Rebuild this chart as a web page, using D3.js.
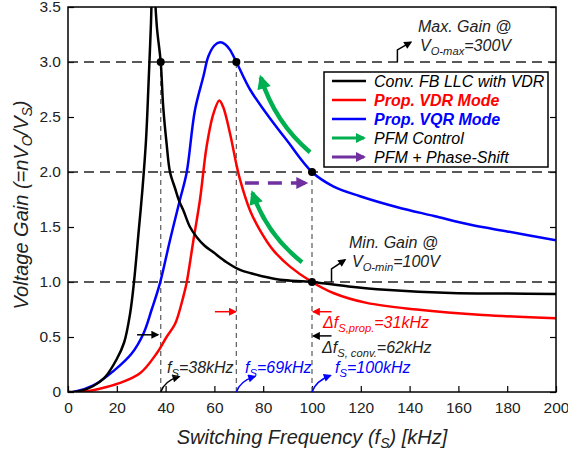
<!DOCTYPE html>
<html>
<head>
<meta charset="utf-8">
<script src="https://cdn.jsdelivr.net/npm/d3@7"></script>
<style>
  body { margin: 0; background: #fff; }
  text { font-family: "Liberation Sans", Arial, sans-serif; }
</style>
</head>
<body>
<div id="chart"></div>
<script>
// switching frequency [kHz] / voltage gain
const convFreq = [0,5,10,15,20,23,25.5,27,29,30.5,32,33,34,34.8,35.6,36.5,38,39,40.4,41.8,43.9,45.5,47.3,50,52.7,56,59.6,65,70.5,75,80,87,100,115,130,157,180,200];
const convGain = [0,0.01,0.05,0.13,0.3,0.45,0.72,0.99,1.47,1.84,2.3,2.8,3.35,3.9,3.6,3.3,3.0,2.6,2.26,2.0,1.85,1.74,1.65,1.5,1.41,1.33,1.27,1.18,1.11,1.08,1.05,1.02,1.0,0.96,0.93,0.9,0.895,0.89];

const vdrFreq = [0,5,13,21,29.5,36.3,40.4,43.9,47.3,48.6,51.4,54.1,56.8,59.6,62,63.6,66.4,69,70.5,74.6,78.7,84.1,91,100,108.7,122.4,142.9,170,200];
const vdrGain = [0,0,0.03,0.08,0.17,0.35,0.5,0.62,0.87,0.99,1.38,1.75,2.23,2.53,2.65,2.59,2.35,2.07,1.93,1.65,1.47,1.29,1.14,1.0,0.9,0.81,0.75,0.7,0.67];

const vqrFreq = [0,2.2,10.4,18.6,26.1,30.9,34.3,37.7,41.8,45.9,48.6,52,55.5,57.5,60,62.3,64.5,66.4,69,74.6,81.4,89.6,100,108.7,119.7,135,150,165,180,200];
const vqrGain = [0,0,0.06,0.19,0.35,0.53,0.75,0.99,1.38,1.75,1.99,2.56,2.87,3.05,3.15,3.18,3.16,3.11,3.0,2.75,2.53,2.29,2.0,1.87,1.78,1.68,1.6,1.52,1.46,1.38];

const xTicks = [0,20,40,60,80,100,120,140,160,180,200];
const yTicks = [0,0.5,1.0,1.5,2.0,2.5,3.0,3.5];
const gainLevels = [1.0, 2.0, 3.0];
const markFreqs = [38, 69, 100];
const markTops = [3.0, 3.0, 2.0];

const legendItems = [
  {label: "Conv. FB LLC with VDR", color: "#000", text: "#000", bold: false, arrow: false},
  {label: "Prop. VDR Mode", color: "#ff0000", text: "#ff0000", bold: true, arrow: false},
  {label: "Prop. VQR Mode", color: "#0000ff", text: "#0000ff", bold: true, arrow: false},
  {label: "PFM Control", color: "#00b050", text: "#000", bold: false, arrow: true},
  {label: "PFM + Phase-Shift", color: "#7030a0", text: "#000", bold: false, arrow: true}
];

const W = 568, H = 452;
const margin = {top: 7, right: 12, bottom: 60, left: 68};
const width = W - margin.left - margin.right;
const height = H - margin.top - margin.bottom;

const svg = d3.select("#chart").append("svg")
  .attr("width", W).attr("height", H);

const defs = svg.append("defs");
defs.append("clipPath").attr("id", "plotClip")
  .append("rect").attr("width", width).attr("height", height);

function marker(id, color, w, h) {
  defs.append("marker").attr("id", id)
    .attr("viewBox", "0 0 10 10").attr("refX", 8).attr("refY", 5)
    .attr("markerUnits", "userSpaceOnUse")
    .attr("markerWidth", w).attr("markerHeight", h)
    .attr("orient", "auto")
    .append("path").attr("d", "M0,0 L10,5 L0,10 Z").attr("fill", color);
}
marker("arrGreen", "#00b050", 16, 14);
marker("arrPurple", "#7030a0", 16, 12);
marker("arrGreenS", "#00b050", 12, 10);
marker("arrPurpleS", "#7030a0", 12, 10);
marker("arrBlack", "#000", 9, 8);
marker("arrRed", "#ff0000", 9, 8);
marker("arrBlue", "#0000ff", 9, 8);

const g = svg.append("g").attr("transform", `translate(${margin.left},${margin.top})`);

const x = d3.scaleLinear().domain([0, 200]).range([0, width]);
const y = d3.scaleLinear().domain([0, 3.5]).range([height, 0]);

// axes (ticks inside)
g.append("g").attr("transform", `translate(0,${height})`)
  .call(d3.axisBottom(x).tickValues(xTicks).tickSizeInner(-6).tickSizeOuter(0).tickPadding(10))
  .call(a => a.selectAll("text").attr("font-size", 15.5).attr("fill", "#222"));
g.append("g")
  .call(d3.axisLeft(y).tickValues(yTicks).tickSizeInner(-6).tickSizeOuter(0).tickPadding(7)
    .tickFormat(d => d === 0 ? "0" : d3.format(".1f")(d)))
  .call(a => a.selectAll("text").attr("font-size", 15.5).attr("fill", "#222"));
g.append("g").attr("transform", `translate(${width},0)`)
  .call(d3.axisRight(y).tickValues(yTicks).tickSizeInner(-6).tickSizeOuter(0).tickFormat(""));
g.selectAll(".domain").remove();
g.selectAll(".tick line").attr("stroke", "#000").attr("stroke-width", 1.2);

// reference lines
g.selectAll(".hline").data(gainLevels).join("line")
  .attr("x1", 0).attr("x2", width)
  .attr("y1", d => y(d)).attr("y2", d => y(d))
  .attr("stroke", "#222").attr("stroke-width", 1.5).attr("stroke-dasharray", "10,6");
g.selectAll(".vline").data(markFreqs).join("line")
  .attr("x1", d => x(d)).attr("x2", d => x(d))
  .attr("y1", height).attr("y2", (d, i) => y(markTops[i]))
  .attr("stroke", "#666").attr("stroke-width", 1.3).attr("stroke-dasharray", "5,4");

// curves
const line = d3.line().curve(d3.curveCatmullRom.alpha(0.5));
const series = [
  {f: vqrFreq, v: vqrGain, color: "#0000ff"},
  {f: vdrFreq, v: vdrGain, color: "#ff0000"},
  {f: convFreq, v: convGain, color: "#000"}
];
const curveG = g.append("g").attr("clip-path", "url(#plotClip)");
curveG.selectAll("path").data(series).join("path")
  .attr("d", s => line(s.f.map((f, i) => [x(f), y(s.v[i])])))
  .attr("fill", "none").attr("stroke", s => s.color).attr("stroke-width", 2.5);

// operating points
const dots = [[38, 3.0], [69, 3.0], [100, 2.0], [100, 1.0]];
g.selectAll(".dot").data(dots).join("circle")
  .attr("cx", d => x(d[0])).attr("cy", d => y(d[1])).attr("r", 4).attr("fill", "#000");

// frame
g.append("rect").attr("width", width).attr("height", height)
  .attr("fill", "none").attr("stroke", "#000").attr("stroke-width", 1.5);

// PFM / phase-shift arrows
const arrowPath = (p0, c, p1) => `M${x(p0[0])},${y(p0[1])} Q${x(c[0])},${y(c[1])} ${x(p1[0])},${y(p1[1])}`;
g.append("path").attr("d", arrowPath([99.2, 2.18], [84.8, 2.45], [79.0, 2.86]))
  .attr("fill", "none").attr("stroke", "#00b050").attr("stroke-width", 4.5).attr("marker-end", "url(#arrGreen)");
g.append("path").attr("d", arrowPath([95.9, 1.18], [81.6, 1.43], [75.6, 1.81]))
  .attr("fill", "none").attr("stroke", "#00b050").attr("stroke-width", 4.5).attr("marker-end", "url(#arrGreen)");
g.append("line").attr("x1", x(72.5)).attr("x2", x(97.5)).attr("y1", y(1.9)).attr("y2", y(1.9))
  .attr("stroke", "#7030a0").attr("stroke-width", 3.5).attr("stroke-dasharray", "14,9")
  .attr("marker-end", "url(#arrPurple)");

// small frequency-shift arrows
const smallArrows = [
  {a: [28.3, 0.52], b: [36.8, 0.52], m: "arrBlack", c: "#000"},
  {a: [60.2, 0.73], b: [68.6, 0.73], m: "arrRed", c: "#ff0000"},
  {a: [108.0, 0.73], b: [100.6, 0.73], m: "arrRed", c: "#ff0000"},
  {a: [108.0, 0.51], b: [100.6, 0.51], m: "arrBlack", c: "#000"}
];
g.selectAll(".sarrow").data(smallArrows).join("line")
  .attr("x1", d => x(d.a[0])).attr("y1", d => y(d.a[1]))
  .attr("x2", d => x(d.b[0])).attr("y2", d => y(d.b[1]))
  .attr("stroke", d => d.c).attr("stroke-width", 1.5)
  .attr("marker-end", d => `url(#${d.m})`);

// hooked pointer arrows
const hooks = [
  {p: [[38, 0], [39.5, 0.1], [45.5, 0.14]], c: "#000", m: "arrBlack"},
  {p: [[69, 0], [70.5, 0.1], [76.5, 0.14]], c: "#0000ff", m: "arrBlue"},
  {p: [[100, 0], [101.5, 0.1], [107.5, 0.15]], c: "#0000ff", m: "arrBlue"}
];
g.selectAll(".hook").data(hooks).join("path")
  .attr("d", d => arrowPath(d.p[0], d.p[1], d.p[2]))
  .attr("fill", "none").attr("stroke", d => d.c).attr("stroke-width", 1.5)
  .attr("marker-end", d => `url(#${d.m})`);

const elbows = [
  [[135, 3.0], [135, 3.11], [140.5, 3.18]],
  [[108, 1.0], [108, 1.12], [113.5, 1.2]]
];
g.selectAll(".elbow").data(elbows).join("polyline")
  .attr("points", d => d.map(p => `${x(p[0])},${y(p[1])}`).join(" "))
  .attr("fill", "none").attr("stroke", "#000").attr("stroke-width", 1.5)
  .attr("marker-end", "url(#arrBlack)");

// annotation text with subscripts
function richText(px, py, parts, color, size) {
  const t = svg.append("text").attr("x", px).attr("y", py)
    .attr("font-size", size).attr("font-style", "italic").attr("fill", color);
  let shift = 0;
  parts.forEach(p => {
    if (typeof p === "string") {
      t.append("tspan").attr("dy", -shift).text(p);
      shift = 0;
    } else {
      t.append("tspan").attr("font-size", size * 0.7).attr("dy", 4).text(p.sub);
      shift = 4;
    }
  });
  return t;
}
richText(418, 32, ["Max. Gain @"], "#222", 16);
richText(420, 51, ["V", {sub: "O-max"}, "=300V"], "#222", 16);
richText(349, 248, ["Min. Gain @"], "#222", 16);
richText(352, 267, ["V", {sub: "O-min"}, "=100V"], "#222", 16);
richText(323, 328, ["\u0394f", {sub: "S,prop."}, "=31kHz"], "#ff0000", 16);
richText(322, 353, ["\u0394f", {sub: "S, conv."}, "=62kHz"], "#222", 16);
richText(167, 373, ["f", {sub: "S"}, "=38kHz"], "#222", 16);
richText(245, 373, ["f", {sub: "S"}, "=69kHz"], "#0000ff", 16);
richText(335, 373, ["f", {sub: "S"}, "=100kHz"], "#0000ff", 16);

// legend
const lg = svg.append("g").attr("transform", "translate(324,72)");
lg.append("rect").attr("width", 224).attr("height", 95)
  .attr("fill", "#fff").attr("stroke", "#000").attr("stroke-width", 1.5);
const le = lg.selectAll(".le").data(legendItems).join("g")
  .attr("transform", (d, i) => `translate(0,${9 + i * 19})`);
le.append("line").attr("x1", 8).attr("x2", d => d.arrow ? 40 : 42).attr("y1", 0).attr("y2", 0)
  .attr("stroke", d => d.color).attr("stroke-width", d => d.arrow ? 3 : 2.5)
  .attr("marker-end", d => d.arrow ? (d.color === "#00b050" ? "url(#arrGreenS)" : "url(#arrPurpleS)") : null);
le.append("text").attr("x", 50).attr("y", 5.5)
  .attr("font-size", 16).attr("font-style", "italic")
  .attr("font-weight", d => d.bold ? "bold" : "normal")
  .attr("fill", d => d.text).text(d => d.label);

// axis titles
const xt = svg.append("text").attr("x", 312).attr("y", 444).attr("text-anchor", "middle")
  .attr("font-size", 20).attr("font-style", "italic").attr("fill", "#222");
xt.append("tspan").text("Switching Frequency (f");
xt.append("tspan").attr("font-size", 14).attr("dy", 4).text("S");
xt.append("tspan").attr("dy", -4).text(") [kHz]");

const yt = svg.append("text").attr("transform", "translate(28,205) rotate(-90)")
  .attr("text-anchor", "middle").attr("font-size", 20).attr("font-style", "italic").attr("fill", "#222");
yt.append("tspan").text("Voltage Gain (=nV");
yt.append("tspan").attr("font-size", 14).attr("dy", 4).text("O");
yt.append("tspan").attr("dy", -4).text("/V");
yt.append("tspan").attr("font-size", 14).attr("dy", 4).text("S");
yt.append("tspan").attr("dy", -4).text(")");
</script>
</body>
</html>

*-*-*

**Prompt:** Each line from the top of the material through the line containing "const markTops = [3.0, 3.0, 2.0];" should be reproduced exactly; please drop any images.

**Task solution:**
Rebuild this chart as a web page, using D3.js.
<!DOCTYPE html>
<html>
<head>
<meta charset="utf-8">
<script src="https://cdn.jsdelivr.net/npm/d3@7"></script>
<style>
  body { margin: 0; background: #fff; }
  text { font-family: "Liberation Sans", Arial, sans-serif; }
</style>
</head>
<body>
<div id="chart"></div>
<script>
// switching frequency [kHz] / voltage gain
const convFreq = [0,5,10,15,20,23,25.5,27,29,30.5,32,33,34,34.8,35.6,36.5,38,39,40.4,41.8,43.9,45.5,47.3,50,52.7,56,59.6,65,70.5,75,80,87,100,115,130,157,180,200];
const convGain = [0,0.01,0.05,0.13,0.3,0.45,0.72,0.99,1.47,1.84,2.3,2.8,3.35,3.9,3.6,3.3,3.0,2.6,2.26,2.0,1.85,1.74,1.65,1.5,1.41,1.33,1.27,1.18,1.11,1.08,1.05,1.02,1.0,0.96,0.93,0.9,0.895,0.89];

const vdrFreq = [0,5,13,21,29.5,36.3,40.4,43.9,47.3,48.6,51.4,54.1,56.8,59.6,62,63.6,66.4,69,70.5,74.6,78.7,84.1,91,100,108.7,122.4,142.9,170,200];
const vdrGain = [0,0,0.03,0.08,0.17,0.35,0.5,0.62,0.87,0.99,1.38,1.75,2.23,2.53,2.65,2.59,2.35,2.07,1.93,1.65,1.47,1.29,1.14,1.0,0.9,0.81,0.75,0.7,0.67];

const vqrFreq = [0,2.2,10.4,18.6,26.1,30.9,34.3,37.7,41.8,45.9,48.6,52,55.5,57.5,60,62.3,64.5,66.4,69,74.6,81.4,89.6,100,108.7,119.7,135,150,165,180,200];
const vqrGain = [0,0,0.06,0.19,0.35,0.53,0.75,0.99,1.38,1.75,1.99,2.56,2.87,3.05,3.15,3.18,3.16,3.11,3.0,2.75,2.53,2.29,2.0,1.87,1.78,1.68,1.6,1.52,1.46,1.38];

const xTicks = [0,20,40,60,80,100,120,140,160,180,200];
const yTicks = [0,0.5,1.0,1.5,2.0,2.5,3.0,3.5];
const gainLevels = [1.0, 2.0, 3.0];
const markFreqs = [38, 69, 100];
const markTops = [3.0, 3.0, 2.0];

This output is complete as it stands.